Mais il n’y a pas que cela, nous pouvons aussi citer les difficultés d’accès des micro, petites et moyennes entreprises à la demande publique, la fréquence des demandes d’offres infructueuses et le manque de transparence dans le processus de lancement des appels d’offres publics.

Aujourd’hui, alors que tout le monde appelle à la digitalisation de tout le processus de choix des soumissionnaires dans les marchés publics, on assiste à l’échec du projet de numérisation intégrée et on constate la difficulté de l’accès à l’informationsur les contratsobtenus. L’application du système Tuneps aux appels d’offre est hésitante et souffre de nombre d’handicaps qui ne servent pas les impératifs de gouvernance et de transparence.
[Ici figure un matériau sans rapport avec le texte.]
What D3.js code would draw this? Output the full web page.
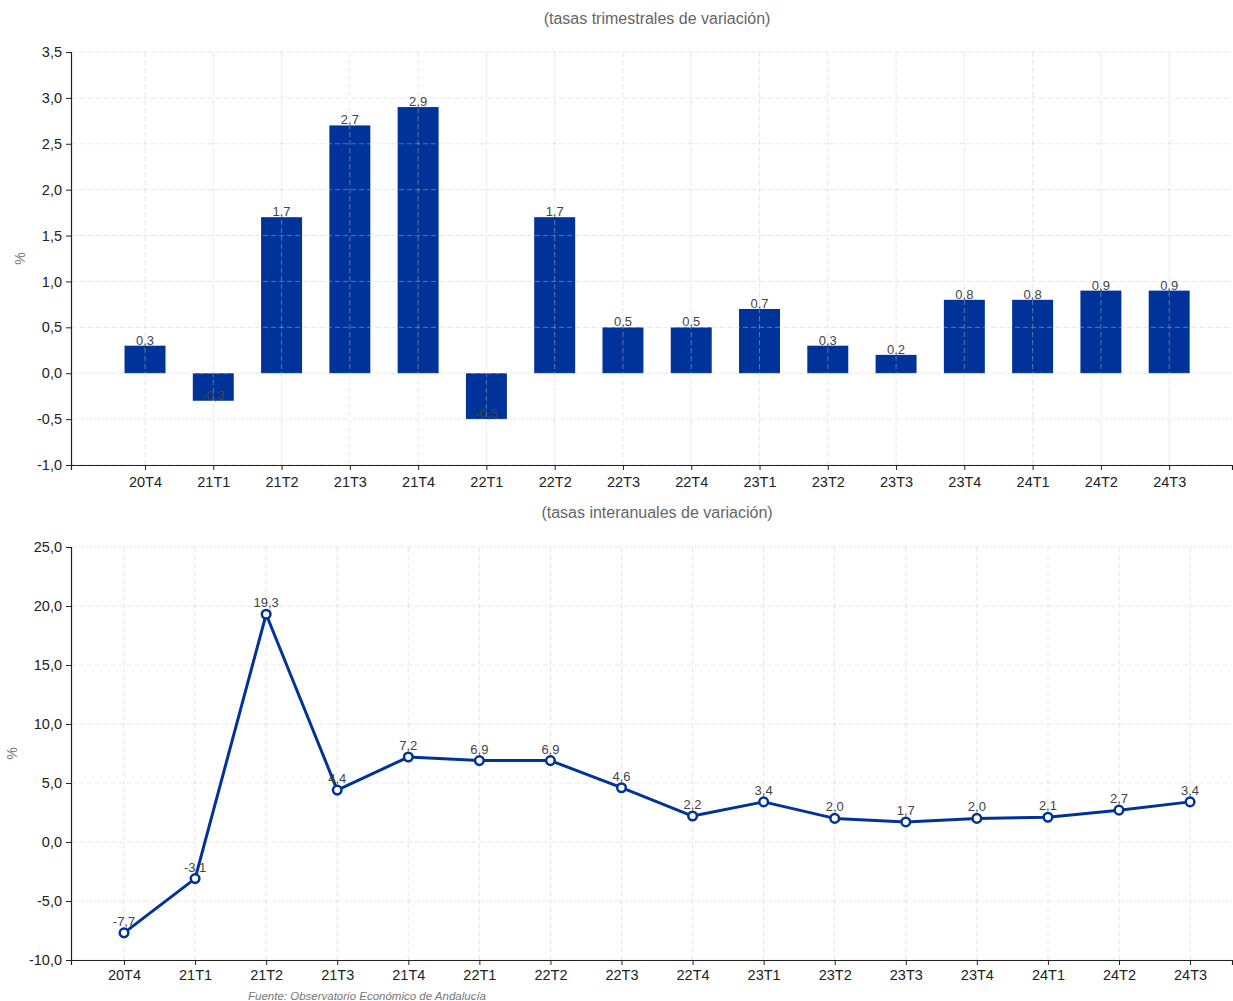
<!DOCTYPE html>
<html>
<head>
<meta charset="utf-8">
<script src="https://cdn.jsdelivr.net/npm/d3@7"></script>
<style>
  body { margin: 0; background: #fff; }
  svg text { font-family: "Liberation Sans", Arial, sans-serif; }
</style>
</head>
<body>
<div id="chart"></div>
<script>
// quarters shared by both panels
var quarters = ["20T4", "21T1", "21T2", "21T3", "21T4", "22T1", "22T2", "22T3",
                "22T4", "23T1", "23T2", "23T3", "23T4", "24T1", "24T2", "24T3"];
// quarterly change rates (%)
var trimestral = [0.3, -0.3, 1.7, 2.7, 2.9, -0.5, 1.7, 0.5, 0.5, 0.7, 0.3, 0.2, 0.8, 0.8, 0.9, 0.9];
// year-on-year change rates (%)
var interanual = [-7.7, -3.1, 19.3, 4.4, 7.2, 6.9, 6.9, 4.6, 2.2, 3.4, 2.0, 1.7, 2.0, 2.1, 2.7, 3.4];
var topTicks = [-1.0, -0.5, 0.0, 0.5, 1.0, 1.5, 2.0, 2.5, 3.0, 3.5];
var bottomTicks = [-10, -5, 0, 5, 10, 15, 20, 25];

var blue = "#003399";
var W = 1233, H = 1001;
var fmt1 = function(v) { return d3.format(".1f")(v).replace(".", ",").replace("−", "-"); };

var svg = d3.select("#chart").append("svg").attr("width", W).attr("height", H);

// set up one panel: scales and a group
function panel(opts) {
    var g = svg.append("g");
    var x = d3.scaleLinear().domain(opts.xdom).range([opts.left, opts.right]);
    var y = d3.scaleLinear().domain([opts.ticks[0], opts.ticks[opts.ticks.length - 1]])
              .range([opts.bottom, opts.top]);
    return { g: g, x: x, y: y, opts: opts };
}

// grid, axes, title, y label
function decorate(p) {
    var o = p.opts, g = p.g;
    var grid = g.append("g").attr("class", "grid");
    grid.selectAll(".gy").data(o.ticks).enter().append("line")
        .attr("x1", o.left).attr("x2", o.right)
        .attr("y1", function(d) { return p.y(d); }).attr("y2", function(d) { return p.y(d); })
        .attr("stroke", "rgba(200,200,200,0.45)").attr("stroke-dasharray", "5,3");
    grid.selectAll(".gx").data(quarters).enter().append("line")
        .attr("x1", function(d, i) { return p.x(i); }).attr("x2", function(d, i) { return p.x(i); })
        .attr("y1", o.top).attr("y2", o.bottom)
        .attr("stroke", "rgba(200,200,200,0.45)").attr("stroke-dasharray", "5,3");

    var xAxis = d3.axisBottom(p.x).tickValues(d3.range(quarters.length))
        .tickFormat(function(i) { return quarters[i]; }).tickSizeOuter(0).tickSize(5).tickPadding(o.xpad);
    var ax = g.append("g").attr("transform", "translate(0," + o.bottom + ")").call(xAxis);
    var yAxis = d3.axisLeft(p.y).tickValues(o.ticks).tickFormat(fmt1).tickSizeOuter(0).tickSize(5).tickPadding(4);
    var ay = g.append("g").attr("transform", "translate(" + o.left + ",0)").call(yAxis);
    [ax, ay].forEach(function(a) {
        a.selectAll("text").attr("font-size", 14.5).attr("fill", "#222");
        a.selectAll("line").attr("stroke", "#222");
        a.select(".domain").attr("stroke", "#222").attr("stroke-width", 1.2);
    });

    g.append("text").attr("x", 657).attr("y", o.titleY).attr("text-anchor", "middle")
        .attr("font-size", 16).attr("fill", "#666").text(o.title);
    g.append("text").attr("transform", "translate(" + o.ylabX + "," + ((o.top + o.bottom) / 2) + ") rotate(-90)")
        .attr("text-anchor", "middle").attr("font-size", 14).attr("fill", "#777").text("%");
}

// ---- top: bars
var p1 = panel({ left: 71, right: 1232, top: 52, bottom: 465, xdom: [-1.084, 15.92], xpad: 7,
                 ticks: topTicks, title: "(tasas trimestrales de variación)", titleY: 24, ylabX: 25 });
var bw = (p1.x(1) - p1.x(0)) * 0.6;
p1.g.selectAll(".bar").data(trimestral).enter().append("rect")
    .attr("x", function(d, i) { return p1.x(i) - bw / 2; })
    .attr("y", function(d) { return p1.y(Math.max(0, d)); })
    .attr("width", bw)
    .attr("height", function(d) { return Math.abs(p1.y(d) - p1.y(0)); })
    .attr("fill", blue);
decorate(p1);
p1.g.selectAll(".lab").data(trimestral).enter().append("text")
    .attr("x", function(d, i) { return p1.x(i); })
    .attr("y", function(d) { return p1.y(d) - 1; })
    .attr("text-anchor", "middle").attr("font-size", 13).attr("fill", "#444")
    .text(fmt1);

// ---- bottom: line
var p2 = panel({ left: 71, right: 1232, top: 547, bottom: 960, xdom: [-0.746, 15.59], xpad: 5,
                 ticks: bottomTicks, title: "(tasas interanuales de variación)", titleY: 518, ylabX: 17 });
decorate(p2);
var line = d3.line().x(function(d, i) { return p2.x(i); }).y(function(d) { return p2.y(d); });
p2.g.append("path").datum(interanual).attr("d", line)
    .attr("fill", "none").attr("stroke", blue).attr("stroke-width", 3).attr("stroke-linejoin", "round");
p2.g.selectAll(".pt").data(interanual).enter().append("circle")
    .attr("cx", function(d, i) { return p2.x(i); }).attr("cy", function(d) { return p2.y(d); })
    .attr("r", 4.3).attr("fill", "#fff").attr("stroke", blue).attr("stroke-width", 2.5);
p2.g.selectAll(".lab").data(interanual).enter().append("text")
    .attr("x", function(d, i) { return p2.x(i); })
    .attr("y", function(d) { return p2.y(d) - 7; })
    .attr("text-anchor", "middle").attr("font-size", 13).attr("fill", "#444")
    .text(fmt1);

svg.append("text").attr("x", 248).attr("y", 1000).attr("font-size", 11.5).attr("font-style", "italic")
    .attr("fill", "#777").text("Fuente: Observatorio Económico de Andalucía");
</script>
</body>
</html>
Résultat, 20% de perte occasionné la valeur de ces achats pour le shopping mall E, dont le total s’élève à sept milliards de dinars annuels, compte tenu des commandes des collectivités locales et des entreprises publiques.

Cerise sur le gâteau : la dynamique des marchés publics-si nous pouvons parler de dynamique-souffre de l’absence d’un système d’information interconnecté: Tuneps-Adab-Injez.

Devons-nous en rire ou en pleurer lorsque la Tunisie est l’un des pays qui a le plus exporté les compétences dans l’ingénierie des systèmes d’information et la gestion financière, administrative et humaine par des outils informatiques ?

Egalité de traitement, liberté d’accès et transparence des procédures, est-ce si difficile à réaliser pour l’administration tunisienne ? Ou peut-être que la dématérialisation des procédures des marchés publics menacent les intérêts de personnes qui feront tout pour empêcher tout changement plaidant en faveur de leur digitalisation totale ?

La lutte contre la corruption en Tunisie ne réussira pas tant qu’une décision politique au plus haut niveau n’imposera pas la digitalisation de l’administration publique de bout en bout et coûte que coûte.